DATA SHOWN:
-- -- --

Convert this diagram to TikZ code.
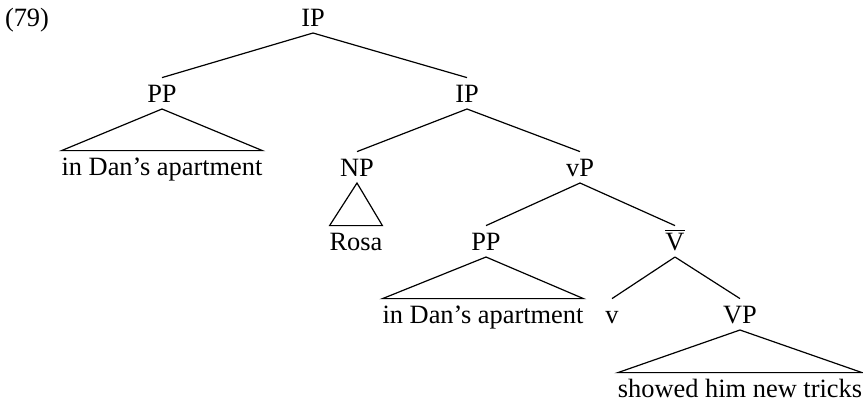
\documentclass[tikz,border=0pt]{standalone}
\usepackage{fontspec}
\setmainfont{Liberation Serif}
\usepackage{tikz}
\usetikzlibrary{positioning}

\begin{document}
\begin{tikzpicture}[
  x=0.5pt, y=-0.5pt,
  font=\fontsize{13.2}{15}\selectfont,
  cat/.style={anchor=base, inner sep=0pt, outer xsep=0pt, outer ysep=3.5pt,
              text height=8.7pt, text depth=0pt},
  branch/.style={draw=black, line width=0.6pt},
]
  \useasboundingbox (0,0) rectangle (863,403);

  % Example number
  \node[cat, anchor=base west] (exnum) at (5,26) {(79)};

  % Top IP and its daughters
  \node[cat] (ipTop) at (313,26) {IP};
  \node[cat] (ppA) at (162,102) {PP};
  \node[cat] (ipLow) at (467,102) {IP};

  % Fronted PP
  \node[cat] (danA) at (162,175) {in Dan's apartment};

  % Subject and vP
  \node[cat] (np) at (357,176) {NP};
  \node[cat] (vp) at (580,176) {vP};
  \node[cat] (rosa) at (356,250) {Rosa};

  % Inside vP
  \node[cat] (ppB) at (486,250) {PP};
  \node[cat] (vbar) at (675,250) {$\overline{\mbox{V}}$};
  \node[cat] (danB) at (483,323) {in Dan's apartment};
  \node[cat] (vHead) at (612,323) {v};
  \node[cat] (vpLow) at (740,323) {VP};
  \node[cat] (tricks) at (740,397) {showed him new tricks};

  % Branches
  \draw[branch] (ipTop.south) -- (ppA.north);
  \draw[branch] (ipTop.south) -- (ipLow.north);
  \draw[branch] (ipLow.south) -- (np.north);
  \draw[branch] (ipLow.south) -- (vp.north);
  \draw[branch] (vp.south) -- (ppB.north);
  \draw[branch] (vp.south) -- (vbar.north);
  \draw[branch] (vbar.south) -- (vHead.north);
  \draw[branch] (vbar.south) -- (vpLow.north);

  % Roofs
  \draw[branch] (ppA.south) -- (danA.north west) -- (danA.north east) -- cycle;
  \draw[branch] (np.south) -- (rosa.north west) -- (rosa.north east) -- cycle;
  \draw[branch] (ppB.south) -- (danB.north west) -- (danB.north east) -- cycle;
  \draw[branch] (vpLow.south) -- (tricks.north west) -- (tricks.north east) -- cycle;
\end{tikzpicture}
\end{document}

-- -- --

WORK REQUIRED:
The lines from the start of the data through the line that contains "(rosa) at (356,250)" are to be returned exactly, please, with both ends included and every picture left out.

RESPONSE TO THE EXERCISE:
Convert this diagram to TikZ code.
\documentclass[tikz,border=0pt]{standalone}
\usepackage{fontspec}
\setmainfont{Liberation Serif}
\usepackage{tikz}
\usetikzlibrary{positioning}

\begin{document}
\begin{tikzpicture}[
  x=0.5pt, y=-0.5pt,
  font=\fontsize{13.2}{15}\selectfont,
  cat/.style={anchor=base, inner sep=0pt, outer xsep=0pt, outer ysep=3.5pt,
              text height=8.7pt, text depth=0pt},
  branch/.style={draw=black, line width=0.6pt},
]
  \useasboundingbox (0,0) rectangle (863,403);

  % Example number
  \node[cat, anchor=base west] (exnum) at (5,26) {(79)};

  % Top IP and its daughters
  \node[cat] (ipTop) at (313,26) {IP};
  \node[cat] (ppA) at (162,102) {PP};
  \node[cat] (ipLow) at (467,102) {IP};

  % Fronted PP
  \node[cat] (danA) at (162,175) {in Dan's apartment};

  % Subject and vP
  \node[cat] (np) at (357,176) {NP};
  \node[cat] (vp) at (580,176) {vP};
  \node[cat] (rosa) at (356,250) {Rosa};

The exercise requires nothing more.